The new edition of the Food Wise 2025 plan must have a greater focus on how to deliver more sustainable farm incomes, according to Brian Rushe.

Rushe, a deputy presidential candidate in the Irish Farmers’ Association (IFA) elections, and Kildare / West Wicklow chairman for the organisation, was commenting on the consultation process currently ongoing to develop the new Food Wise 2025 plan.

Giving his views, the candidate said that the new plan “must deliver where previous plans failed”.

“I fully support the creation of a new roadmap for our sector,” he said.

However, Food Wise 2025 and Food Harvest 2020 have both delivered success – but not for the most important people in the chain; the farmer.

“Our processors and exporters would be nothing without farmers – yet our sustainability and our viability as farmers has never been under greater threat.”

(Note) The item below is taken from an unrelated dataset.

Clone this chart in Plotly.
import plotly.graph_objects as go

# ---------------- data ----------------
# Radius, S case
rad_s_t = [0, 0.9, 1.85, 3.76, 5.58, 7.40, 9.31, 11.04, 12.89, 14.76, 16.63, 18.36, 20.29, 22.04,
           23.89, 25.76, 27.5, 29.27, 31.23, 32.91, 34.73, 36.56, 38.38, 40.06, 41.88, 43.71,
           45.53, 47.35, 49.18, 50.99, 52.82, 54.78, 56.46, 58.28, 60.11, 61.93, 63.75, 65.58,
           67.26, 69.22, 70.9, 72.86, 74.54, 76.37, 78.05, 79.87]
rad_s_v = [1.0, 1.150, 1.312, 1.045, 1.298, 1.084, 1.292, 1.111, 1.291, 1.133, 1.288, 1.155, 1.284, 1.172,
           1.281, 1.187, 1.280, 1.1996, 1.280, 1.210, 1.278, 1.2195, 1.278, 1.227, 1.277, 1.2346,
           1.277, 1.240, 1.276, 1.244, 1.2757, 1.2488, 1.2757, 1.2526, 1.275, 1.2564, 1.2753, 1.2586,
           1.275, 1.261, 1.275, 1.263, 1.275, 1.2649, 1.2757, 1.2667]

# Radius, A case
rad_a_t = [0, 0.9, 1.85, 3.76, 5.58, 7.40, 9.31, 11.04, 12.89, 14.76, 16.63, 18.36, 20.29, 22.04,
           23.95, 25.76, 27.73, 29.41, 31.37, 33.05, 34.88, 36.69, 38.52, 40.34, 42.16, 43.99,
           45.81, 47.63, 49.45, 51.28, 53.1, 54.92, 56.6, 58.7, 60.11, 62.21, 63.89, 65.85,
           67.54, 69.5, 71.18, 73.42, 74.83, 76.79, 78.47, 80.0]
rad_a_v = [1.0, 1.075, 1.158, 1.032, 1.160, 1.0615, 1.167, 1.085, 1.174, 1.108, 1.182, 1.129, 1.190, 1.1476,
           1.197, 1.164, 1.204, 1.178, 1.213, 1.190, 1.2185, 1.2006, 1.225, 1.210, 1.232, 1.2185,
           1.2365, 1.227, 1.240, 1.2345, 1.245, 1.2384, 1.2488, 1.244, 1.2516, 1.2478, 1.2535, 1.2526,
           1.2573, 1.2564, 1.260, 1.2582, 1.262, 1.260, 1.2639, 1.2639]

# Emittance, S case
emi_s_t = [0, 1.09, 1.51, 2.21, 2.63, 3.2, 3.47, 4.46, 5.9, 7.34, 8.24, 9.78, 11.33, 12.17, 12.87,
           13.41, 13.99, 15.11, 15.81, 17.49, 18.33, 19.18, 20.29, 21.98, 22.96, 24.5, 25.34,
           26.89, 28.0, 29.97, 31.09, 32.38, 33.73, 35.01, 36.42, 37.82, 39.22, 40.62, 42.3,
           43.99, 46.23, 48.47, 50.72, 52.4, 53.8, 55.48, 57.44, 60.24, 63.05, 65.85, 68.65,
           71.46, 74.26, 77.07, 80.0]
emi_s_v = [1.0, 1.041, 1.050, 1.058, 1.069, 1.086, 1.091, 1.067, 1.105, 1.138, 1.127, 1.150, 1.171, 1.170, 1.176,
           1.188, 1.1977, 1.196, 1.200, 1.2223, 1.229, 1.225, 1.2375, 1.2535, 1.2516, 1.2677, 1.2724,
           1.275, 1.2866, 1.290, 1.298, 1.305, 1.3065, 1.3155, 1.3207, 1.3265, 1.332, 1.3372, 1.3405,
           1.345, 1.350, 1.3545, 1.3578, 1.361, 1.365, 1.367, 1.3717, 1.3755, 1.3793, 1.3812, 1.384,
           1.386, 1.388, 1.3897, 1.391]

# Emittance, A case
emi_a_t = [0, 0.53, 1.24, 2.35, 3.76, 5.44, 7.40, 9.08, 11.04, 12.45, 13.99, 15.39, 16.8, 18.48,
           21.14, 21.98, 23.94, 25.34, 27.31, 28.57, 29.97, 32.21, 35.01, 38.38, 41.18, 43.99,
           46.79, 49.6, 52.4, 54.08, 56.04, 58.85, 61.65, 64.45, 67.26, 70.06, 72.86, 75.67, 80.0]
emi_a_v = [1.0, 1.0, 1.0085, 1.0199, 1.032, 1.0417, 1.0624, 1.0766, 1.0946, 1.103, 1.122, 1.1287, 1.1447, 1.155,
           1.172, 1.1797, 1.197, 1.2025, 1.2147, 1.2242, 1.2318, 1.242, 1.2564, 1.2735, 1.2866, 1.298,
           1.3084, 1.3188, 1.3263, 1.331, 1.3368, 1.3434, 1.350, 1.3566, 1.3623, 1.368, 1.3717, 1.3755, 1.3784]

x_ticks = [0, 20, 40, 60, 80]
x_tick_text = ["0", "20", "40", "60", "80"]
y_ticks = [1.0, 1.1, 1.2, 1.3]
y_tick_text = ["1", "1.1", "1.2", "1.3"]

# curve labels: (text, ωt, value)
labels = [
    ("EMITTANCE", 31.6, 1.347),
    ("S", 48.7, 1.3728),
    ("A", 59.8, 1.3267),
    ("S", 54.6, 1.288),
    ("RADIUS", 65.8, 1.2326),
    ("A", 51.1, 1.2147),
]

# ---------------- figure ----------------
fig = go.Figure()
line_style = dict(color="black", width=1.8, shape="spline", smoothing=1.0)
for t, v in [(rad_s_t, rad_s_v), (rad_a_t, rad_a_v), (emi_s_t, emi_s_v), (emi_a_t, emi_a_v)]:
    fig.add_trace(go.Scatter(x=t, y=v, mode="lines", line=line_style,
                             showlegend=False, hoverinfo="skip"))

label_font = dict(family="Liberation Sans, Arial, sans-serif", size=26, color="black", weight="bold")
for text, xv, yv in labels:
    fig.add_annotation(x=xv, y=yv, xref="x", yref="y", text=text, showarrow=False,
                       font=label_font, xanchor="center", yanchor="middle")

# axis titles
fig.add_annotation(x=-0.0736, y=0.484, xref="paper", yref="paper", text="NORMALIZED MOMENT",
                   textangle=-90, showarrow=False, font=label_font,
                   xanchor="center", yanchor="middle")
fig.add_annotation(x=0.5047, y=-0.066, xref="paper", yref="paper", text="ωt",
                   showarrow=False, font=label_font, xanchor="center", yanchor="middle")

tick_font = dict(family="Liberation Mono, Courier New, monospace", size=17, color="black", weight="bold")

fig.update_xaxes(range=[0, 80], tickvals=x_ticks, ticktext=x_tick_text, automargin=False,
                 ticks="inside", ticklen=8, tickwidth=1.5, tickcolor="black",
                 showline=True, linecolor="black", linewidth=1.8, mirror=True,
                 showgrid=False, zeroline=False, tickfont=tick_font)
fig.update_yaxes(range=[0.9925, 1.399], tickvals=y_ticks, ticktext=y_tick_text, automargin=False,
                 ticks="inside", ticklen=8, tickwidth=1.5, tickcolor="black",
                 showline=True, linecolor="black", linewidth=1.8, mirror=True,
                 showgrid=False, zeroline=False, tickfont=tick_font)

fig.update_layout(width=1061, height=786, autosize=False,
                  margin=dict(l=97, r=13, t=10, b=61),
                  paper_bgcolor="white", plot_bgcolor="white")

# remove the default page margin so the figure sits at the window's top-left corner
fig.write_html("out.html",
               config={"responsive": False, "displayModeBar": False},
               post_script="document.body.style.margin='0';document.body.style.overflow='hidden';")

The chairman added that “expansion for expansion’s sake” is no way to secure the future for both farming incomes and the agricultural sector, stressing that any new plan must “place farm family incomes at the heart of it”.

“Unlike Food Wise or Food Harvest, family farms must not be treated as an afterthought – farmers must be at the centre of the new plan,” he said.

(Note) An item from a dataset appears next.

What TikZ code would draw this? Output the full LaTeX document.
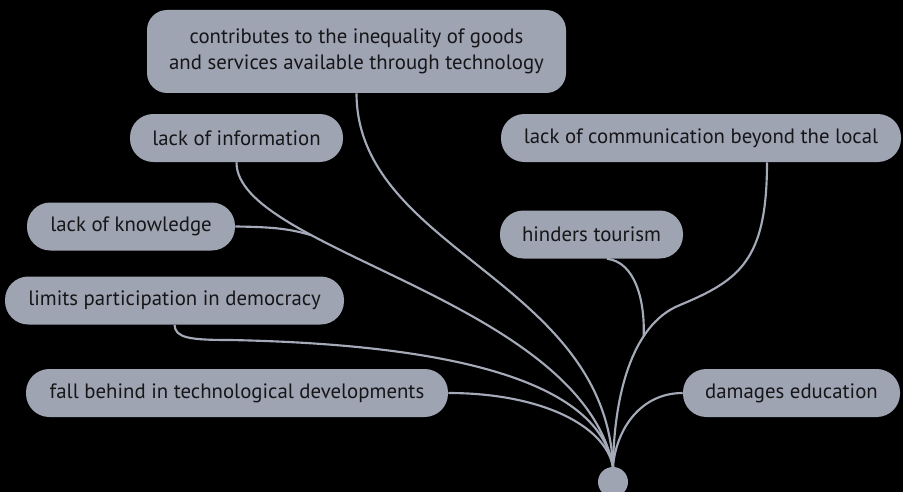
\documentclass[tikz,border=0pt]{standalone}
\usepackage{fontspec}
\setmainfont{PT Sans}
\usetikzlibrary{calc}
\definecolor{boxgray}{RGB}{159,164,179}
\definecolor{linegray}{RGB}{165,170,185}
\definecolor{txt}{RGB}{22,22,25}
\begin{document}
\begin{tikzpicture}[x=0.75pt,y=-0.75pt,
  pill/.style={fill=boxgray, text=txt, rounded corners=17.5pt, minimum height=36pt, inner sep=0pt, font=\fontsize{15.6}{19}\selectfont},
  link/.style={draw=linegray, line width=1.6pt}]
\useasboundingbox (0,0) rectangle (903,492);
\fill[black] (0,0) rectangle (903,492);

\node[pill, minimum width=314.25pt, minimum height=62.25pt, rounded corners=15pt, align=center] (top) at (356.5,51.5) {contributes to the inequality of goods\\and services available through technology};
\node[pill, minimum width=159.75pt] (info) at (236.5,138) {lack of information};
\node[pill, minimum width=300pt] (comms) at (701,138) {lack of communication beyond the local};
\node[pill, minimum width=156pt] (know) at (131,226.5) {lack of knowledge};
\node[pill, minimum width=137.25pt] (hind) at (591.5,234.5) {hinders tourism};
\node[pill, minimum width=254.25pt] (limits) at (174.5,300.5) {limits participation in democracy};
\node[pill, minimum width=316.5pt] (fall) at (237,393) {fall behind in technological developments};
\node[pill, minimum width=162.75pt] (damg) at (791.5,393) {damages education};
\node[circle, fill=boxgray, minimum size=22.5pt, inner sep=0pt] (hub) at (613,482) {};

\draw[link] (top.south) .. controls (357,250) and (605,280) .. (hub.north);
\draw[link] (info.south) .. controls (236,250) and (580,300) .. (hub.north) coordinate[pos=0.3] (m1);
\draw[link] (know.east) .. controls (275,227) and (290,229) .. (m1);
\draw[link] (limits.south) .. controls (175,338) and (190,340) .. (230,340) .. controls (480,345) and (600,390) .. (hub.north);
\draw[link] (fall.east) .. controls (540,393) and (605,425) .. (hub.north);
\draw[link] (damg.west) .. controls (640,393) and (616,430) .. (hub.north);
\draw[link] ($(comms.south)+(66,0)$) .. controls (767,260) and (740,280) .. (680,305) .. controls (630,325) and (614,400) .. (hub.north) coordinate[pos=0.3] (m2);
\draw[link] ($(hind.south)+(15.5,0)$) .. controls (635,262) and (645,300) .. (m2);
\end{tikzpicture}
\end{document}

“It is not just about producing more. We cannot and must not commoditise the quality of what we produce just to expand the profits of the processors here.

Our farmers are jumping hurdles higher than any other farmer in the world to produce high-quality, sustainable and traceable food. However, there is no sustainability without income sustainability.

“I am demanding Minister [for Agriculture, Food and the Marine Michael] Creed to keep this message central in all aspects of this new food strategy,” Rushe concluded.